[BEGIN]

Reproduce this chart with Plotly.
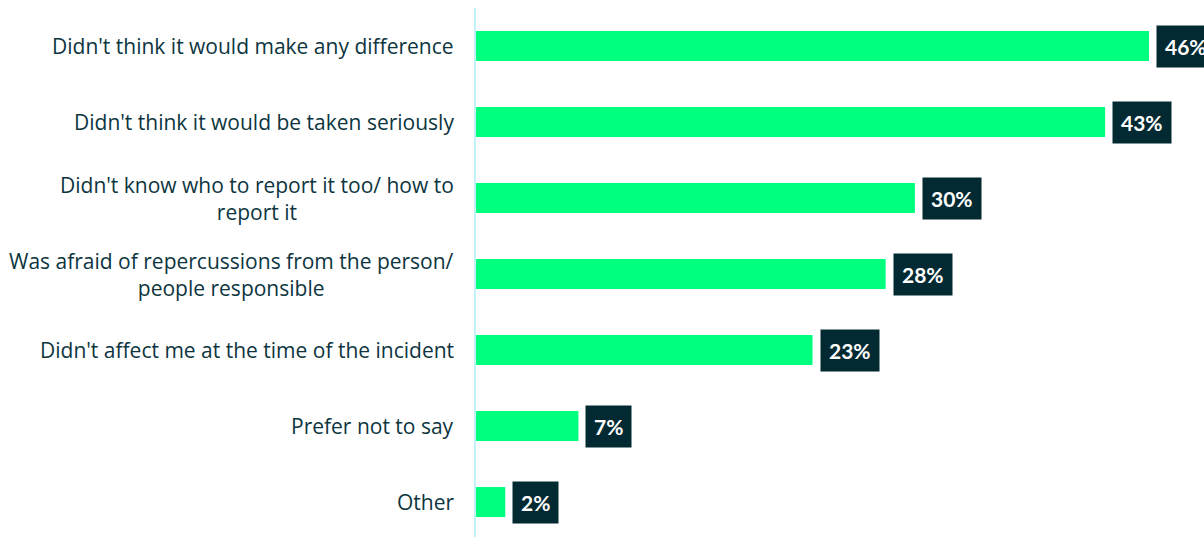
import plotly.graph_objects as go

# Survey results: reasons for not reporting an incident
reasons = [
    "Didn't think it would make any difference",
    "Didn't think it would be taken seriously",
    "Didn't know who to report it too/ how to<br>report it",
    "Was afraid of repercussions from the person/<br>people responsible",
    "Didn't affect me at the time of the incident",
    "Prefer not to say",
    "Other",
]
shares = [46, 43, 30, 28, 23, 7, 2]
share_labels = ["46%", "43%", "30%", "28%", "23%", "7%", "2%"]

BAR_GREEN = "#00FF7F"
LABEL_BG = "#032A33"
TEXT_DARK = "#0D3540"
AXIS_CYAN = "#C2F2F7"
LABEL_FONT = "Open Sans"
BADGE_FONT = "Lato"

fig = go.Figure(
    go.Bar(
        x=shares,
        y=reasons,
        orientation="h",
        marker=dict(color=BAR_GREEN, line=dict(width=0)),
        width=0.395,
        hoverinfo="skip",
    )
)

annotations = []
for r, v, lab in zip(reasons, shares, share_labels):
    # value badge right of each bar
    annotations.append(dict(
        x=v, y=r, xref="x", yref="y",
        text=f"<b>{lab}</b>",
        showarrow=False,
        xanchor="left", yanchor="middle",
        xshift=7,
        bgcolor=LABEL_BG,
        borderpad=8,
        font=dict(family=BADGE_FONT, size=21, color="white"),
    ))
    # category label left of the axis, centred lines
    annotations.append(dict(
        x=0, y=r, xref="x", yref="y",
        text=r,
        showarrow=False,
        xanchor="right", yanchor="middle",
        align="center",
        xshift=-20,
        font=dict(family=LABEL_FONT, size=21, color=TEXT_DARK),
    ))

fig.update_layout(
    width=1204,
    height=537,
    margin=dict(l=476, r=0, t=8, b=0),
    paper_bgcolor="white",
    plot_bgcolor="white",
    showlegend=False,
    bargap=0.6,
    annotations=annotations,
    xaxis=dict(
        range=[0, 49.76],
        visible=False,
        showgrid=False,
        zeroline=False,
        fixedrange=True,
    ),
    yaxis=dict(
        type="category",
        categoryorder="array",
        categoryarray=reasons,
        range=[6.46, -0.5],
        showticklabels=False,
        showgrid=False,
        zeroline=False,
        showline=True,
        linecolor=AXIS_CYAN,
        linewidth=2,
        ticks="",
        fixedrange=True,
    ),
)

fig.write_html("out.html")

[END]

EXERCISE PROMPT → Return the whole listing, word for word, and leave out every picture.

COMPLETE RESPONSE →
Reproduce this chart with Plotly.
import plotly.graph_objects as go

# Survey results: reasons for not reporting an incident
reasons = [
    "Didn't think it would make any difference",
    "Didn't think it would be taken seriously",
    "Didn't know who to report it too/ how to<br>report it",
    "Was afraid of repercussions from the person/<br>people responsible",
    "Didn't affect me at the time of the incident",
    "Prefer not to say",
    "Other",
]
shares = [46, 43, 30, 28, 23, 7, 2]
share_labels = ["46%", "43%", "30%", "28%", "23%", "7%", "2%"]

BAR_GREEN = "#00FF7F"
LABEL_BG = "#032A33"
TEXT_DARK = "#0D3540"
AXIS_CYAN = "#C2F2F7"
LABEL_FONT = "Open Sans"
BADGE_FONT = "Lato"

fig = go.Figure(
    go.Bar(
        x=shares,
        y=reasons,
        orientation="h",
        marker=dict(color=BAR_GREEN, line=dict(width=0)),
        width=0.395,
        hoverinfo="skip",
    )
)

annotations = []
for r, v, lab in zip(reasons, shares, share_labels):
    # value badge right of each bar
    annotations.append(dict(
        x=v, y=r, xref="x", yref="y",
        text=f"<b>{lab}</b>",
        showarrow=False,
        xanchor="left", yanchor="middle",
        xshift=7,
        bgcolor=LABEL_BG,
        borderpad=8,
        font=dict(family=BADGE_FONT, size=21, color="white"),
    ))
    # category label left of the axis, centred lines
    annotations.append(dict(
        x=0, y=r, xref="x", yref="y",
        text=r,
        showarrow=False,
        xanchor="right", yanchor="middle",
        align="center",
        xshift=-20,
        font=dict(family=LABEL_FONT, size=21, color=TEXT_DARK),
    ))

fig.update_layout(
    width=1204,
    height=537,
    margin=dict(l=476, r=0, t=8, b=0),
    paper_bgcolor="white",
    plot_bgcolor="white",
    showlegend=False,
    bargap=0.6,
    annotations=annotations,
    xaxis=dict(
        range=[0, 49.76],
        visible=False,
        showgrid=False,
        zeroline=False,
        fixedrange=True,
    ),
    yaxis=dict(
        type="category",
        categoryorder="array",
        categoryarray=reasons,
        range=[6.46, -0.5],
        showticklabels=False,
        showgrid=False,
        zeroline=False,
        showline=True,
        linecolor=AXIS_CYAN,
        linewidth=2,
        ticks="",
        fixedrange=True,
    ),
)

fig.write_html("out.html")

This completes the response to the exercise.